Site icon EgbertoWillies.com

Fareed Zakaria: Obama succeeded in being transformational president (VIDEO)

Fareed Zakaria hits the nail on the head, President Obama a transformational President

Fareed Zakaria masterfully dissects Barack Obama’s politics. He explains why President Obama is a transformational President and how his discipline caused the destruction of the Republican Party.

Transcript / Text


In an interview during the 2008 campaign, Barack Obama explained that Ronald Reagan had changed the trajectory of America in a way that Richard Nixon and Bill Clinton have not. Clearly, Obama aspired to be a transformational president, like Reagan. At this point, it’s fair to say that he has succeeded. Look at what’s happened during his tenure to the country, his party and, most telling, his opposition.

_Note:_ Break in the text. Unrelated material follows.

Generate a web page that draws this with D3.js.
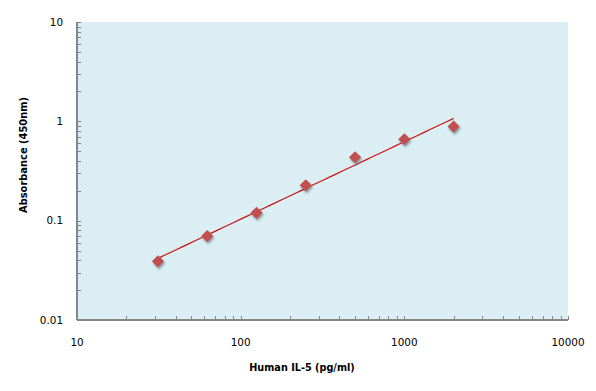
<!DOCTYPE html>
<html>
<head>
<meta charset="utf-8">
<script src="https://cdn.jsdelivr.net/npm/d3@7"></script>
<style>
  html, body { margin: 0; padding: 0; background: #ffffff; }
  svg { display: block; }
</style>
</head>
<body>
<svg id="chart" width="596" height="391"></svg>
<script>
// ---- data ----
const concentrations = [31.25, 62.5, 125, 250, 500, 1000, 2000];
const absorbance = [0.039, 0.070, 0.120, 0.227, 0.435, 0.660, 0.885];
const xTickLabels = ["10", "100", "1000", "10000"];
const yTickLabels = ["0.01", "0.1", "1", "10"];
const xTitle = "Human IL-5 (pg/ml)";
const yTitle = "Absorbance (450nm)";

// ---- layout ----
const W = 596, H = 391;
const plot = { left: 77, right: 568, top: 22, bottom: 320 };

const svg = d3.select("#chart");

const x = d3.scaleLog().domain([10, 10000]).range([plot.left, plot.right]);
const y = d3.scaleLog().domain([0.01, 10]).range([plot.bottom, plot.top]);

const axisColor = "#868686";
const font = "'DejaVu Sans', Verdana, sans-serif";

// defs: shadow
const defs = svg.append("defs");
const f = defs.append("filter").attr("id", "shadow")
  .attr("x", "-50%").attr("y", "-50%").attr("width", "200%").attr("height", "200%");
f.append("feGaussianBlur").attr("in", "SourceAlpha").attr("stdDeviation", 1.3).attr("result", "b");
f.append("feOffset").attr("in", "b").attr("dx", 1.2).attr("dy", 2).attr("result", "o");
f.append("feFlood").attr("flood-color", "#3a5a6a").attr("flood-opacity", 0.55).attr("result", "c");
f.append("feComposite").attr("in", "c").attr("in2", "o").attr("operator", "in").attr("result", "s");
const m = f.append("feMerge");
m.append("feMergeNode").attr("in", "s");
m.append("feMergeNode").attr("in", "SourceGraphic");

// plot background
svg.append("rect")
  .attr("x", plot.left).attr("y", plot.top)
  .attr("width", plot.right - plot.left).attr("height", plot.bottom - plot.top)
  .attr("fill", "#DAEEF3");

// ticks
const xTicks = x.ticks();
const yTicks = y.ticks();
const isMajor = v => Math.abs(Math.log10(v) - Math.round(Math.log10(v))) < 1e-9;

const xAxis = d3.axisBottom(x).tickValues(xTicks).tickSize(0).tickFormat("");
const gx = svg.append("g").attr("transform", `translate(0,${plot.bottom})`).call(xAxis);
gx.select(".domain").remove();
gx.selectAll(".tick line").remove();
gx.selectAll(".tick").append("line")
  .attr("y1", 0).attr("y2", d => -4)
  .attr("stroke", axisColor).attr("stroke-width", 1).attr("shape-rendering", "crispEdges");

const yAxis = d3.axisLeft(y).tickValues(yTicks).tickSize(0).tickFormat("");
const gy = svg.append("g").attr("transform", `translate(${plot.left},0)`).call(yAxis);
gy.select(".domain").remove();
gy.selectAll(".tick line").remove();
gy.selectAll(".tick").append("line")
  .attr("x1", 0).attr("x2", 4)
  .attr("stroke", axisColor).attr("stroke-width", 1).attr("shape-rendering", "crispEdges");

// axis lines
svg.append("line").attr("x1", plot.left).attr("x2", plot.right)
  .attr("y1", plot.bottom).attr("y2", plot.bottom)
  .attr("stroke", axisColor).attr("stroke-width", 1.5).attr("shape-rendering", "crispEdges");
svg.append("line").attr("x1", plot.left).attr("x2", plot.left)
  .attr("y1", plot.top).attr("y2", plot.bottom)
  .attr("stroke", axisColor).attr("stroke-width", 1.5).attr("shape-rendering", "crispEdges");

// tick labels
const xMajor = xTickLabels.map(Number);
svg.append("g").selectAll("text").data(xMajor).join("text")
  .attr("x", d => x(d)).attr("y", 346)
  .attr("text-anchor", "middle")
  .attr("font-family", font).attr("font-size", "10.4px").attr("fill", "#000")
  .text((d, i) => xTickLabels[i]);

const yMajor = yTickLabels.map(Number);
svg.append("g").selectAll("text").data(yMajor).join("text")
  .attr("x", 63).attr("y", d => y(d) + 3.8)
  .attr("text-anchor", "end")
  .attr("font-family", font).attr("font-size", "10.4px").attr("fill", "#000")
  .text((d, i) => yTickLabels[i]);

// titles
svg.append("text")
  .attr("x", 302).attr("y", 371)
  .attr("text-anchor", "middle")
  .attr("font-family", font).attr("font-weight", "bold").attr("font-size", "9.7px")
  .text(xTitle);
svg.append("text")
  .attr("transform", `translate(27,155) rotate(-90)`)
  .attr("text-anchor", "middle")
  .attr("font-family", font).attr("font-weight", "bold").attr("font-size", "9.9px")
  .text(yTitle);

// power trendline (least squares in log-log space)
const lx = concentrations.map(Math.log10);
const ly = absorbance.map(Math.log10);
const mx = d3.mean(lx), my = d3.mean(ly);
const slope = d3.sum(lx, (v, i) => (v - mx) * (ly[i] - my)) / d3.sum(lx, v => (v - mx) ** 2);
const intercept = my - slope * mx;
const xmin = d3.min(concentrations), xmax = d3.max(concentrations);
const fitPts = d3.range(0, 51).map(i => {
  const lv = Math.log10(xmin) + (Math.log10(xmax) - Math.log10(xmin)) * i / 50;
  return [10 ** lv, 10 ** (intercept + slope * lv)];
});
svg.append("path")
  .datum(fitPts)
  .attr("fill", "none").attr("stroke", "#CC1010").attr("stroke-width", 1.2)
  .attr("d", d3.line().x(d => x(d[0])).y(d => y(d[1])));

// markers
const diamond = d3.symbol().type(d3.symbolDiamond2).size(95);
svg.append("g").selectAll("path").data(concentrations).join("path")
  .attr("transform", (d, i) => `translate(${x(d)},${y(absorbance[i])})`)
  .attr("d", diamond)
  .attr("fill", "#C0504D")
  .attr("filter", "url(#shadow)");
</script>
</body>
</html>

The first line in Obama’s biography will have to do with who he is, the first African American president. But what he has done is also significant.  Obama’s signal accomplishment is health care of course, where he was able to enact a law that has resulted in 90 percent of Americans now having health insurance. While the law has its problems, it achieves a goal first articulated by Theodore Roosevelt 100 years ago.

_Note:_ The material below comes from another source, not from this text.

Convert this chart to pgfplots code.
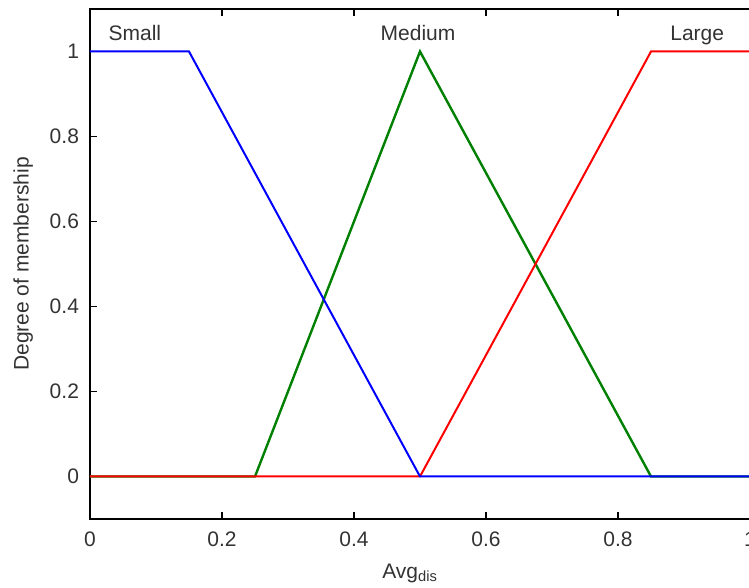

Then, there is the transformation of America’s energy policy. The administration has made investments and given a variety of incentives to place the United States at the forefront of the emerging energy revolution. Just one example: Over Obama’s term as President , solar costs have plummeted by 70 percent and solar generation is up 3,000 percent.

FObama has also pursued a new foreign policy, informed by the lessons of the last two decades, that limits U.S. involvement in establishing political order in the Middle East, focusing instead on counterterrorism. This has freed the administration to pursue new approaches with countries like Iran and Cuba and to direct attention and resources to the Asia-Pacific region, which in just a few years will be home to four of the world’s five largest economies.

In that 2008 campaign interview, Obama pointed out that Reagan didn’t changed the country single-handedly; he took advantage of a shift in the national mood. The same could be said about America today. Years of stagnant wages, rising inequality and a big financial crisis all created a new political atmosphere, one that Obama has helped shape.

The biggest impact of his presidency, however, can be seen in his opposition, the Republican Party, which is in the midst of an ideological breakdown. Surveying this scene, conservative columnist Daniel Henninger writes in the Wall Street Journal that Obama “is now close to destroying his political enemies — the Republican Party, the American conservative movement, and the public-policy legacy of Ronald Reagan.” Obama’s success in this regard, if it can be called that, is a passive one. He has let his opponents self-destruct and never overplayed his hand.

From the first month of Obama’s presidency, the GOP decided that he was a socialist radical who had to be opposed, no matter what. Obama didn’t take the bait, governing from the center-left. Perhaps unable to paint him as a socialist, perhaps for other reasons, many Republicans’ rhetoric about Obama quickly became personal — with insinuations about his origins, race, religion, faith and loyalty to the country. Again, Obama never lashed out — demonstrating discipline even as his opposition grew wilder.

As Obama kept his cool, the Republican Party descended deeper into the politics of identity, flirting with racial, religious and ethnic grievances — and moving away from its core tenets of limited government, free markets and free trade. The result has been an ideological implosion, and it’s unclear what will emerge from the debris.

Barack Obama has repeatedly maintained that one of his principles in foreign policy is, “Don’t do stupid [stuff].” It looks like it works in domestic politics as well.